:: EXERCISE OBJECTIVE ::
Your output is the lines from the first one to the one containing "YAxis, CartesianGrid, ReferenceArea", repeated exactly, with images left out.

:: PROVIDED DATA ::
>> begin

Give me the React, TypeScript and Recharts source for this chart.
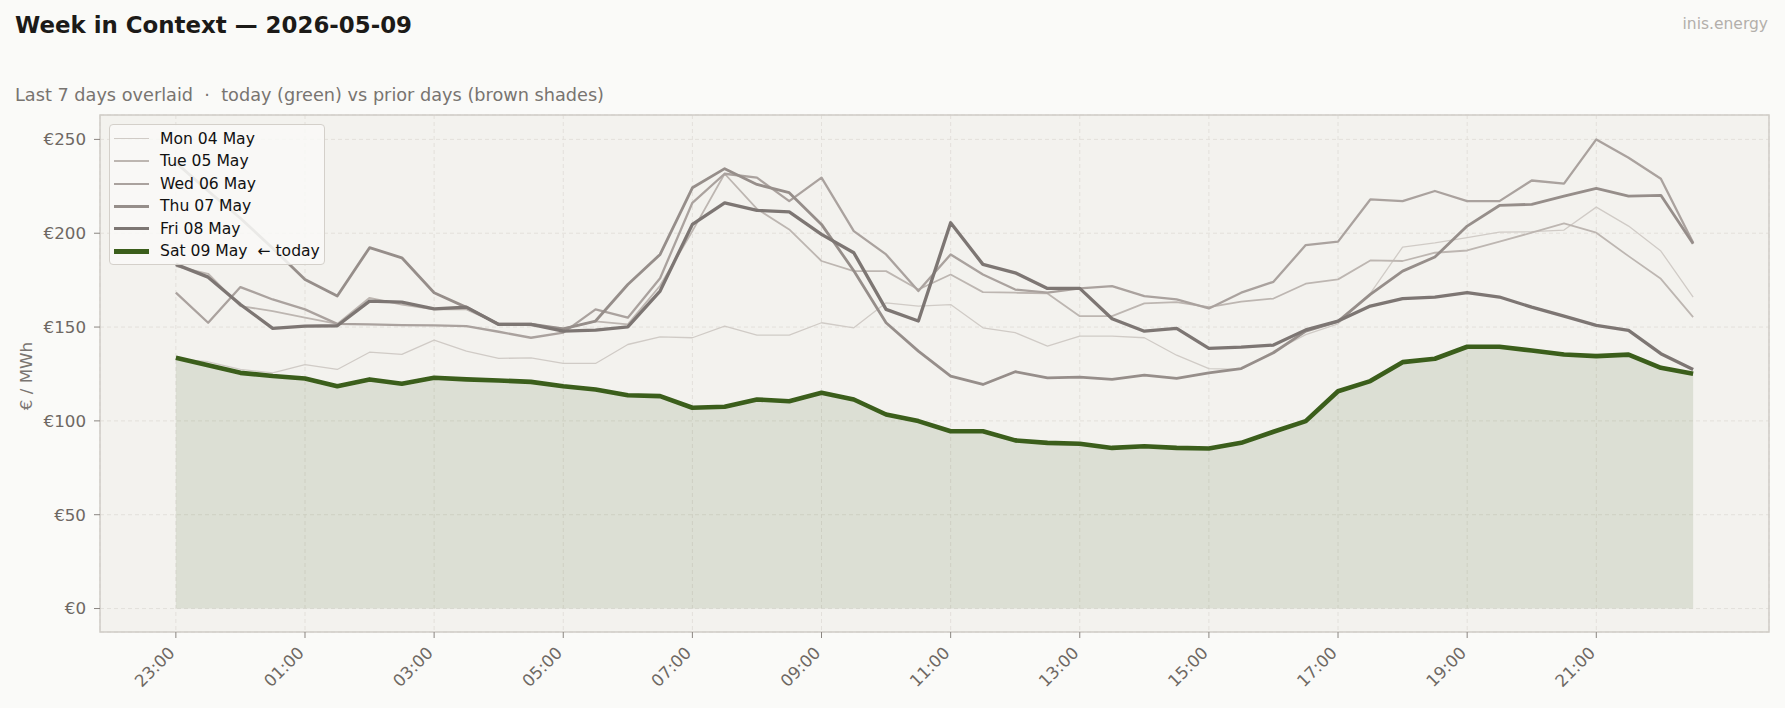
import React from "react";
import { ComposedChart, Line, Area, XAxis, YAxis, CartesianGrid, ReferenceArea } from "recharts";

// half-hour delivery slots, 23:00 (day before) through 22:30
const SLOTS = [
  "23:00", "23:30", "00:00", "00:30", "01:00", "01:30", "02:00", "02:30",
  "03:00", "03:30", "04:00", "04:30", "05:00", "05:30", "06:00", "06:30",
  "07:00", "07:30", "08:00", "08:30", "09:00", "09:30", "10:00", "10:30",
  "11:00", "11:30", "12:00", "12:30", "13:00", "13:30", "14:00", "14:30",
  "15:00", "15:30", "16:00", "16:30", "17:00", "17:30", "18:00", "18:30",
  "19:00", "19:30", "20:00", "20:30", "21:00", "21:30", "22:00", "22:30",
];

const TICK_LABELS = ["23:00", "01:00", "03:00", "05:00", "07:00", "09:00", "11:00", "13:00", "15:00", "17:00", "19:00", "21:00"];
const Y_TICKS = [0, 50, 100, 150, 200, 250];

// €/MWh per slot
const MON = [133, 131.5, 127.4, 125.6, 130, 127.4, 136.6, 135.4, 143, 137.2, 133.3, 133.6, 130.6, 130.6, 140.7, 144.8, 144.3, 150.5, 145.7, 145.7, 152.3, 149.6, 162.9, 161.2, 162, 149.6, 147, 139.8, 145.2, 145.2, 144.3, 135, 127.8, 127.4, 137, 146, 151.7, 168, 192.6, 194.9, 197.6, 200.6, 200.8, 201.7, 213.9, 203.8, 190.5, 166];
const TUE = [182.5, 178.4, 161.2, 158.5, 155, 151.7, 165.6, 162, 159.4, 159.4, 151.7, 150.9, 149.3, 153, 151.4, 172, 201.1, 231.7, 213, 202, 185.2, 179.8, 179.8, 170, 178, 168.6, 168.3, 167.9, 155.8, 155.8, 162.6, 163.3, 160.6, 163.5, 165.2, 173.1, 175.4, 185.5, 185.2, 189.6, 190.8, 195.5, 200.3, 205.2, 200.3, 187.8, 175.7, 155.3];
const WED = [168.3, 152.3, 171.3, 164.7, 159.4, 151.7, 151.4, 151, 150.9, 150.5, 147.5, 144.3, 147, 159.4, 155, 176, 216.2, 231.7, 229.6, 217.1, 229.6, 201.1, 188.7, 169.2, 188.7, 178, 170, 168.3, 170.6, 171.8, 166.5, 164.7, 159.9, 168.3, 174.1, 193.7, 195.5, 218, 217.1, 222.5, 217.1, 217.1, 228.1, 226.4, 250, 240.2, 229, 194.9];
const THU = [237.6, 222.5, 208, 192, 175.4, 166.5, 192.3, 186.9, 168.3, 160.5, 151.5, 151.5, 149, 153.2, 172.7, 188.7, 224.2, 234.4, 226, 221.6, 204.7, 180, 152.3, 137.2, 123.8, 119.4, 126.2, 122.9, 123.3, 122.1, 124.4, 122.6, 125.6, 127.9, 136.3, 147.8, 153, 167.4, 179.8, 187.3, 203.8, 214.8, 215.4, 219.8, 223.9, 219.8, 220.2, 194.4];
const FRI = [183.4, 176.6, 162, 149.3, 150.5, 150.7, 163.8, 163.3, 159.7, 160.6, 151.4, 151.4, 147.8, 148.4, 150.1, 169.2, 204.7, 216.2, 212.2, 211.4, 199.4, 189.6, 159.4, 153.2, 205.6, 183.4, 178.9, 170.6, 170.6, 154.4, 147.8, 149.3, 138.6, 139.3, 140.4, 148.5, 153.2, 161.2, 165.2, 166, 168.3, 166, 160.6, 155.8, 150.9, 148.2, 135.8, 127.4];
const SAT = [133.6, 129.7, 125.6, 123.9, 122.6, 118.5, 122.1, 119.8, 123, 122.1, 121.5, 120.8, 118.5, 116.7, 113.7, 113.2, 107, 107.5, 111.4, 110.5, 115, 111.4, 103.4, 99.9, 94.5, 94.5, 89.6, 88.3, 87.8, 85.6, 86.5, 85.6, 85.3, 88.3, 94.2, 99.9, 115.8, 121.2, 131.3, 133.1, 139.5, 139.5, 137.5, 135.4, 134.5, 135.3, 128.3, 125.1];

const GREEN = "#3b5e1b";
const FONT = "'DejaVu Sans', sans-serif";

const SERIES = [
  { key: "mon", name: "Mon 04 May", color: "#d0cbc6", width: 1.3 },
  { key: "tue", name: "Tue 05 May", color: "#bdb6b1", width: 1.8 },
  { key: "wed", name: "Wed 06 May", color: "#aaa29e", width: 2.3 },
  { key: "thu", name: "Thu 07 May", color: "#968e8a", width: 2.8 },
  { key: "fri", name: "Fri 08 May", color: "#7d7673", width: 3.3 },
  { key: "sat", name: "Sat 09 May  \u2190 today", color: GREEN, width: 4.6 },
];

const rows = SLOTS.map((slot, i) => ({
  i, slot, mon: MON[i], tue: TUE[i], wed: WED[i], thu: THU[i], fri: FRI[i], sat: SAT[i],
}));

const X_TICKS = TICK_LABELS.map((t) => SLOTS.indexOf(t));
const X_DOMAIN = [-2.35, 49.35];
const Y_DOMAIN = [-12.5, 263];

function SlotTick({ x, y, payload }: any) {
  const ty = y + 14;
  return (
    <text x={x} y={ty} transform={`rotate(-45, ${x}, ${ty})`} textAnchor="end"
      fill="#6e6863" fontSize={16.7} fontFamily={FONT}>
      {SLOTS[payload.value]}
    </text>
  );
}

function WeekLegend() {
  return (
    <div style={{
      position: "absolute", left: 109, top: 124, width: 216, height: 141, boxSizing: "border-box",
      border: "1px solid #d4d0ca", borderRadius: 4, background: "rgba(249,249,247,0.85)",
      fontFamily: FONT, fontSize: 15.6, color: "#111",
    }}>
      {SERIES.map((s, k) => (
        <div key={s.key} style={{ position: "absolute", left: 0, top: 2.5 + k * 22.5, height: 22.5, display: "flex", alignItems: "center", whiteSpace: "pre" }}>
          <div style={{ marginLeft: 4, width: 35, height: s.width, background: s.color }} />
          <span style={{ marginLeft: 11 }}>{s.name}</span>
        </div>
      ))}
    </div>
  );
}

export default function App() {
  return (
    <div style={{ position: "absolute", left: 0, top: 0, width: 1785, height: 708, background: "#fafaf8", overflow: "hidden" }}>
      <ComposedChart width={1785} height={708} data={rows} margin={{ top: 115, right: 16, bottom: 0, left: 0 }}>
        <CartesianGrid fill="#f3f2ee" stroke="#e3e0db" strokeDasharray="4 3" />
        <XAxis type="number" dataKey="i" domain={X_DOMAIN} ticks={X_TICKS} interval={0} height={76}
          allowDataOverflow axisLine={false} tickSize={6} tickLine={{ stroke: "#8a8580" }} tick={<SlotTick />} />
        <YAxis type="number" domain={Y_DOMAIN} ticks={Y_TICKS} width={100} allowDataOverflow axisLine={false}
          tickSize={6} tickMargin={8} tickLine={{ stroke: "#8a8580" }} tickFormatter={(v: number) => `€${v}`}
          tick={{ fill: "#6e6863", fontSize: 16.7, fontFamily: FONT }} />
        <Area dataKey="sat" baseValue={0} type="linear" stroke="none" fill={GREEN} fillOpacity={0.12} isAnimationActive={false} />
        {SERIES.map((s) => (
          <Line key={s.key} dataKey={s.key} name={s.name} type="linear" stroke={s.color} strokeWidth={s.width}
            strokeLinejoin="round" dot={false} activeDot={false} isAnimationActive={false} />
        ))}
        <ReferenceArea x1={X_DOMAIN[0]} x2={X_DOMAIN[1]} y1={Y_DOMAIN[0]} y2={Y_DOMAIN[1]} fill="none" stroke="#d0ccc6" strokeWidth={1.5} />
      </ComposedChart>
      <svg width={1785} height={708} style={{ position: "absolute", left: 0, top: 0, pointerEvents: "none" }}>
        <text x={15} y={33} fontFamily={FONT} fontWeight="bold" fontSize={22.9} fill="#1c1a18">Week in Context — 2026-05-09</text>
        <text x={15} y={100.5} fontFamily={FONT} fontSize={17.7} fill="#787470" style={{ whiteSpace: "pre" }}>
          {"Last 7 days overlaid  \u00b7  today (green) vs prior days (brown shades)"}
        </text>
        <text x={1768} y={28.5} textAnchor="end" fontFamily={FONT} fontSize={15.5} fill="#b3afab">inis.energy</text>
        <text x={31.5} y={376} transform="rotate(-90, 31.5, 376)" textAnchor="middle" fontFamily={FONT} fontSize={16.7} fill="#7a7571">€ / MWh</text>
      </svg>
      <WeekLegend />
    </div>
  );
}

>> end

:: RESPONSE TO THIS EXERCISE ::
Give me the React, TypeScript and Recharts source for this chart.
import React from "react";
import { ComposedChart, Line, Area, XAxis, YAxis, CartesianGrid, ReferenceArea } from "recharts";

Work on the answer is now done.